** Begin **

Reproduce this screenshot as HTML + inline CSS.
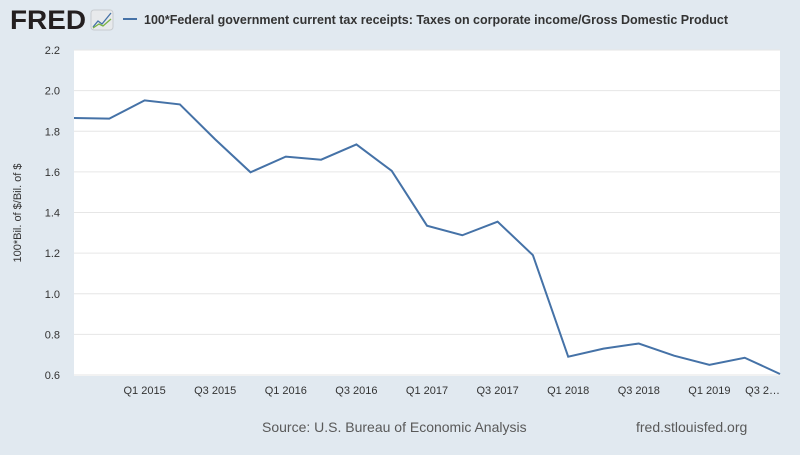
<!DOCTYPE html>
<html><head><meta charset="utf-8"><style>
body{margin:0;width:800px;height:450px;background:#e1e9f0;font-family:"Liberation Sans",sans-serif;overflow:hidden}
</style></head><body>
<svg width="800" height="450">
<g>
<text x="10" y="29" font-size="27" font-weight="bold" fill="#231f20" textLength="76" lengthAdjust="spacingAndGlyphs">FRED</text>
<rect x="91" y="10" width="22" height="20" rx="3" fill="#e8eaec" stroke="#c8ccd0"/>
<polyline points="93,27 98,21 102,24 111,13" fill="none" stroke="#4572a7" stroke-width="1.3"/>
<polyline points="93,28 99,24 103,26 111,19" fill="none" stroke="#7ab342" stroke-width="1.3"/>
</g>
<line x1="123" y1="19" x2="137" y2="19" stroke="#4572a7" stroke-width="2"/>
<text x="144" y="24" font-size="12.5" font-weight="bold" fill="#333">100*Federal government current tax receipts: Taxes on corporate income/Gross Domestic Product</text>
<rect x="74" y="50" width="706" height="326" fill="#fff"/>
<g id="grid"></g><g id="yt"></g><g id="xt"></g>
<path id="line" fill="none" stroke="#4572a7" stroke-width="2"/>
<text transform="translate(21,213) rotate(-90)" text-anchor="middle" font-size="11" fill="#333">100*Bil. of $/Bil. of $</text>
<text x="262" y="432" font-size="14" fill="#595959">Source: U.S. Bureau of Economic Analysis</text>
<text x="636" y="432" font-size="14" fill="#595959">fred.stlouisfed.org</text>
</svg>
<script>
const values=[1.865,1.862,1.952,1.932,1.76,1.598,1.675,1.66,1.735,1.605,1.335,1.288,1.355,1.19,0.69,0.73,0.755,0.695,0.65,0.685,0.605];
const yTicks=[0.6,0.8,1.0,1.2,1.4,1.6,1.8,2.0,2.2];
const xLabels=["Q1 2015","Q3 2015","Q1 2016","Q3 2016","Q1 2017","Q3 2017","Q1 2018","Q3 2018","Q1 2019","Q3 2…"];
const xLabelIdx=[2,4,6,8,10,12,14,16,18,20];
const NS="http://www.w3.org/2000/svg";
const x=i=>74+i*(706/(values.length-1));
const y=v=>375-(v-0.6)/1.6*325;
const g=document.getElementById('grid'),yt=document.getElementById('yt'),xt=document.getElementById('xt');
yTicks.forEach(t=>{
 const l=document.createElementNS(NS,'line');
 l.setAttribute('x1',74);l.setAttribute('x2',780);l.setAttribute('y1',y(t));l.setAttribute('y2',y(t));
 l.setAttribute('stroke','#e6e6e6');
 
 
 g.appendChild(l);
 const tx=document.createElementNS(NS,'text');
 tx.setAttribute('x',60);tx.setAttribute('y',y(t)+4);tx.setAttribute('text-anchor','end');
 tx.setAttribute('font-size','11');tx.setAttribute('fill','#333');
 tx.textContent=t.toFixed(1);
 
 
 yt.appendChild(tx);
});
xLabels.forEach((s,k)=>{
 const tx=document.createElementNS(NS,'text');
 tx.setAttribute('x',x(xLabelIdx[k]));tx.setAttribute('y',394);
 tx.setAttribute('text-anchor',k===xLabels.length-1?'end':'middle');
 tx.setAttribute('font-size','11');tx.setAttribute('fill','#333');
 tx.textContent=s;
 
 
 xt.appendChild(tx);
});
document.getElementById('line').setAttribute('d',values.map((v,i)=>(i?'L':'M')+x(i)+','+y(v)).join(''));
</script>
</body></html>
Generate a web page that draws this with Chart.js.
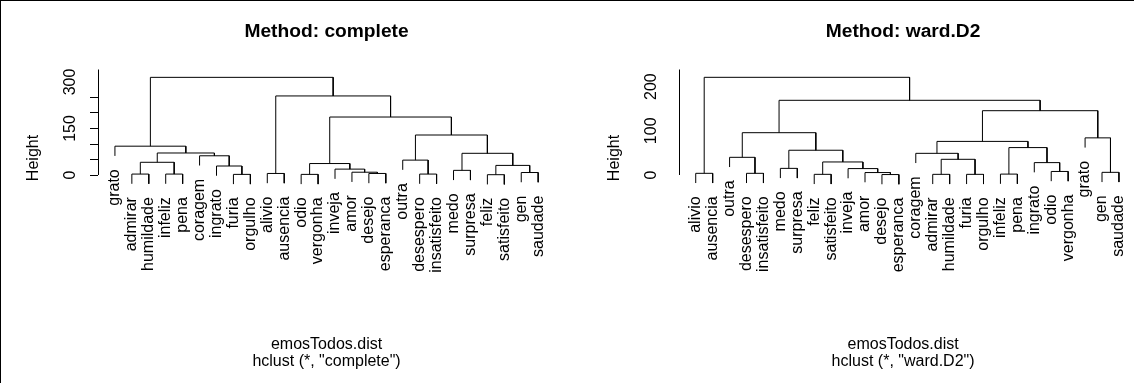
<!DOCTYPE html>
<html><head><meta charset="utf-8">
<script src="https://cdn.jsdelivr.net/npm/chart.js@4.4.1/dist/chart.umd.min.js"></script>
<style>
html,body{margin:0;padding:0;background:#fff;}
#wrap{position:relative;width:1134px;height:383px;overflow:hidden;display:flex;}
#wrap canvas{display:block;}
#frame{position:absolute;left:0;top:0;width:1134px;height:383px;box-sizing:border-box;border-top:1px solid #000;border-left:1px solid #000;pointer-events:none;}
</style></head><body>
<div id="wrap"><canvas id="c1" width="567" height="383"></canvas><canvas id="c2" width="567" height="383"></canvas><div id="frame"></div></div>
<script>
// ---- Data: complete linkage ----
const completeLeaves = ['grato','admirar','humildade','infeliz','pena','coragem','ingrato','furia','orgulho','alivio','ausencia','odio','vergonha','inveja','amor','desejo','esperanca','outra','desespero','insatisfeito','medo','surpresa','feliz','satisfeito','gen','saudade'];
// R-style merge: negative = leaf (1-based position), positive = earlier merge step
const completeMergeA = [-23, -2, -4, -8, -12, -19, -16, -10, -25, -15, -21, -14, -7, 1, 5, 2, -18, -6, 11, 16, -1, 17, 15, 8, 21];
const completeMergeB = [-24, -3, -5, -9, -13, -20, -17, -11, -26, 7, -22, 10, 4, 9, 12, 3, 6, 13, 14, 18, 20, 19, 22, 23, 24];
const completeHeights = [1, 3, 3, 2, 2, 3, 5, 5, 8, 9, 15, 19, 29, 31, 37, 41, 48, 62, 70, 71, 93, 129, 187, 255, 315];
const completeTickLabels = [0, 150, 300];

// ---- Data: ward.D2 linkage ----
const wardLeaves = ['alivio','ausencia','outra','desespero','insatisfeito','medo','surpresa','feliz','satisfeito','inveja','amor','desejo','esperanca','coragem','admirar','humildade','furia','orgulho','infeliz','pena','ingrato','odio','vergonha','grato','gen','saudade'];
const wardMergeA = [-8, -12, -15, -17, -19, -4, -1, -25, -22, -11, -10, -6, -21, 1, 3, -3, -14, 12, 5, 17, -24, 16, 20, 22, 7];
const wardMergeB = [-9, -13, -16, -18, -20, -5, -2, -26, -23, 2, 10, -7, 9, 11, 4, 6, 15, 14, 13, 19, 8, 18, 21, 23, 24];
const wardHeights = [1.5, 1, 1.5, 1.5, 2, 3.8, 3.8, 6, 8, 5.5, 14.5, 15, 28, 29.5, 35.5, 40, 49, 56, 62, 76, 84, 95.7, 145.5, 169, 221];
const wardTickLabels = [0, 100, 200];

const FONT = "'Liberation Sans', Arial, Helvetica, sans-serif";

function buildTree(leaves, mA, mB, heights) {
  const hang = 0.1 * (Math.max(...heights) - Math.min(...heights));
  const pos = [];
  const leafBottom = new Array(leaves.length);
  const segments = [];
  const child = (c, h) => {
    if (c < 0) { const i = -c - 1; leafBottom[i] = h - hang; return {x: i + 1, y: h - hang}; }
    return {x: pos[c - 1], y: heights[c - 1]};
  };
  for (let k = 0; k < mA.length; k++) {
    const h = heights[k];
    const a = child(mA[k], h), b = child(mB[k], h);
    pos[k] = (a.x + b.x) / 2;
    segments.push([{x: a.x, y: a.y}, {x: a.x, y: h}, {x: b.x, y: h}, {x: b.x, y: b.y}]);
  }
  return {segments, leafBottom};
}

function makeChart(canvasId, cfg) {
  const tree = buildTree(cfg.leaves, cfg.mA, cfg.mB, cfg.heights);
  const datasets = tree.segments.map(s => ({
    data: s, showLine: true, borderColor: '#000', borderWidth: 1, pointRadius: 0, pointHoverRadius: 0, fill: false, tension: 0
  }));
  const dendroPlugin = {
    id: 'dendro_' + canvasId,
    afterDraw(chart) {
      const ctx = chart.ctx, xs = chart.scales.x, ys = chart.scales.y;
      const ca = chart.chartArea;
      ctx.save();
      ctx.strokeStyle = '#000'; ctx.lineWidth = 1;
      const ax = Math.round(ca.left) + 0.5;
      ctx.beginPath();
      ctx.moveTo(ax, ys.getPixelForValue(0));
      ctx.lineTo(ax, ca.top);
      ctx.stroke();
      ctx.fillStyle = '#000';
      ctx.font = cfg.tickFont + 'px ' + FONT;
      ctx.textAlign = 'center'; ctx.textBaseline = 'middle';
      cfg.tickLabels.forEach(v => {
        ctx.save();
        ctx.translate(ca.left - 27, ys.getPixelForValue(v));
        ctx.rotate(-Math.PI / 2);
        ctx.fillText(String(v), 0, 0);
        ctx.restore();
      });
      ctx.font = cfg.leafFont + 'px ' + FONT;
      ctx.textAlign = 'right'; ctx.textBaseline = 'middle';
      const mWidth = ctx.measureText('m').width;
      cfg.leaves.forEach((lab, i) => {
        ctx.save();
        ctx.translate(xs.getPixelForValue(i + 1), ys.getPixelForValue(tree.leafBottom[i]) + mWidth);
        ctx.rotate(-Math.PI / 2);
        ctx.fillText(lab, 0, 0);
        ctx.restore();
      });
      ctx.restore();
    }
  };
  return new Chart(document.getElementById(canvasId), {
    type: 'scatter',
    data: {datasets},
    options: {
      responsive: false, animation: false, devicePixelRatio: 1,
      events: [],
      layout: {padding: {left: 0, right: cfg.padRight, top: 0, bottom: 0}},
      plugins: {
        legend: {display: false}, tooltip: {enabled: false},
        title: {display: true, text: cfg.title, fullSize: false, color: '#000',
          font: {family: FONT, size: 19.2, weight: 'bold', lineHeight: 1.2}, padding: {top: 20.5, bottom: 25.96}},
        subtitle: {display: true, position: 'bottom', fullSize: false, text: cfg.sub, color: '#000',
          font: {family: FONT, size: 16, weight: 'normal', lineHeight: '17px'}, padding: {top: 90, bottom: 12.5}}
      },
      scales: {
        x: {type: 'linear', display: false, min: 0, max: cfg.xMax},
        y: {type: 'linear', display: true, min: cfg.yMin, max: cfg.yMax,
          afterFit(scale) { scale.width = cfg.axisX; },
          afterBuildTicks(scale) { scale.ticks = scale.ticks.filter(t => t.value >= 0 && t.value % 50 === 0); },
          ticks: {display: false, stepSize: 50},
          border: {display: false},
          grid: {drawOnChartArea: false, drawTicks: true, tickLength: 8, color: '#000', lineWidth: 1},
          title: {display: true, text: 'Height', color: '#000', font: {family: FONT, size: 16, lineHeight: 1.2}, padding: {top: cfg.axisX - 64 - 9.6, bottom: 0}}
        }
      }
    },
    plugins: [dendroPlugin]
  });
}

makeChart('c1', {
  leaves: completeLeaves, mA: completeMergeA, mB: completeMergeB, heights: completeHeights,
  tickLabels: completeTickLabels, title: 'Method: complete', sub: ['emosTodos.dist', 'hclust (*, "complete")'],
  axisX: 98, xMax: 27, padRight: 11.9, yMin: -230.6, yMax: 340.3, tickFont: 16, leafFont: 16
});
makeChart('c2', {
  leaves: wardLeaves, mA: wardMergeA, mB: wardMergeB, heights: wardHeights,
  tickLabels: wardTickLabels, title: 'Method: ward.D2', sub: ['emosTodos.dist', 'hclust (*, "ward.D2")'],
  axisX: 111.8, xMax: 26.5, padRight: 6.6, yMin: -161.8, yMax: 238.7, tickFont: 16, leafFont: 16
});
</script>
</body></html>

** End **

_What you should do_
Which lines contain the word "this"? Copy each one.

_Output of the exercise_
Reproduce this screenshot as HTML + inline CSS.
Generate a web page that draws this with Chart.js.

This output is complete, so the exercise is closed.